Tidak hanya korban jiwa dan pengungsian massal, dampak infrastruktur tergolong berat. Ribuan rumah warga rusak total, puluhan jembatan dan fasilitas publik hancur, serta akses jalan di sejumlah kabupaten terputus dan belum dapat dipulihkan sepenuhnya.
Menurut Ansory, tragedi di tiga provinsi di Sumatra ini tidak lagi dapat dipandang sebagai musibah regional, melainkan sebagai darurat kemanusiaan berskala nasional yang memerlukan mobilisasi penuh dari pemerintah pusat.
"Tanpa status tersebut, upaya pencarian korban hilang dan pemenuhan kebutuhan dasar pengungsi berpotensi berjalan lambat karena keterbatasan kewenangan dan anggaran di tingkat daerah," kata dia.

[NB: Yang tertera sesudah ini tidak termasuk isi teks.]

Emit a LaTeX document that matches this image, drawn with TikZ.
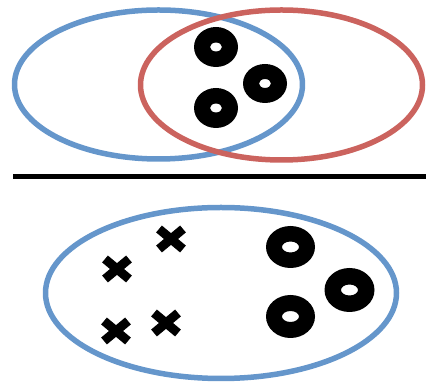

2. Pemerintah harus audit kerusakan lingkungam

Ansory juga mendorong pemerintah segera menyiapkan rencana rehabilitasi dan rekonstruksi jangka panjang, untuk pemulihan daerah-daerah terdampak banjir. Selain itu, ia juga mendorong pemerintah melakukan audit kerusakan lingkungan di daerah aliran sungai, yang selama ini menjadi pemicu banjir bandang di Sumatra.
Menurut Ansory, bencana kali ini harus menjadi titik balik tata kelola lingkungan dan mitigasi risiko di Indonesia. Dia memastikan DPR akan mengawal proses ini agar pemerintah pusat segera mengambil langkah konkret.
“Ini bukan hanya duka Sumatra. Ini duka Indonesia,” ujar dia.
3. Basarnas klaim sudah tak ada daerah terisolasi

Sebelumnya, Basarnas mengungkapkan, sudah tidak ada lagi wilayah terisolasi pasca-banjir bandang di beberapa daerah Sumatra. Hal itu disampaikan Kepala Basarnas Mohammad Syafii di Kompleks Parlemen, Senayan, Jakarta, ketika ditanya kabar wilayah Tamiang, Singkil di Aceh, yang masih terisolasi.
“Daerah terisolasi sebenarnya saat ini sudah terbuka, kalau misalkan ada berarti kan ada laporan, saat ini sudah tidak ada laporan tentang itu,” kata Syafii, Selasa (2/11/2025).
Syafii mengatakan, Basarnas tetap memaksa masuk ke daerah-daerah terisolasi, untuk mencari orang hilang. Daerah yang terisolasi tidak ada sarana perhubungan, sehingga tim SAR gabungan belum masuk ke daerah itu.
"Jadi, terkait dengan kemarin ada beberapa daerah yang terisolasi. Jadi bukan karena kita tidak masuk ke sana, tapi daerah yang terisolasi ini mereka tidak memiliki sarana perhubungan untuk menginformasikan, sehingga Tim SAR gabungan belum masuk ke daerah itu. Sehingga ada penambahan jumlah korban yang akan kita cari,” kata Syafii.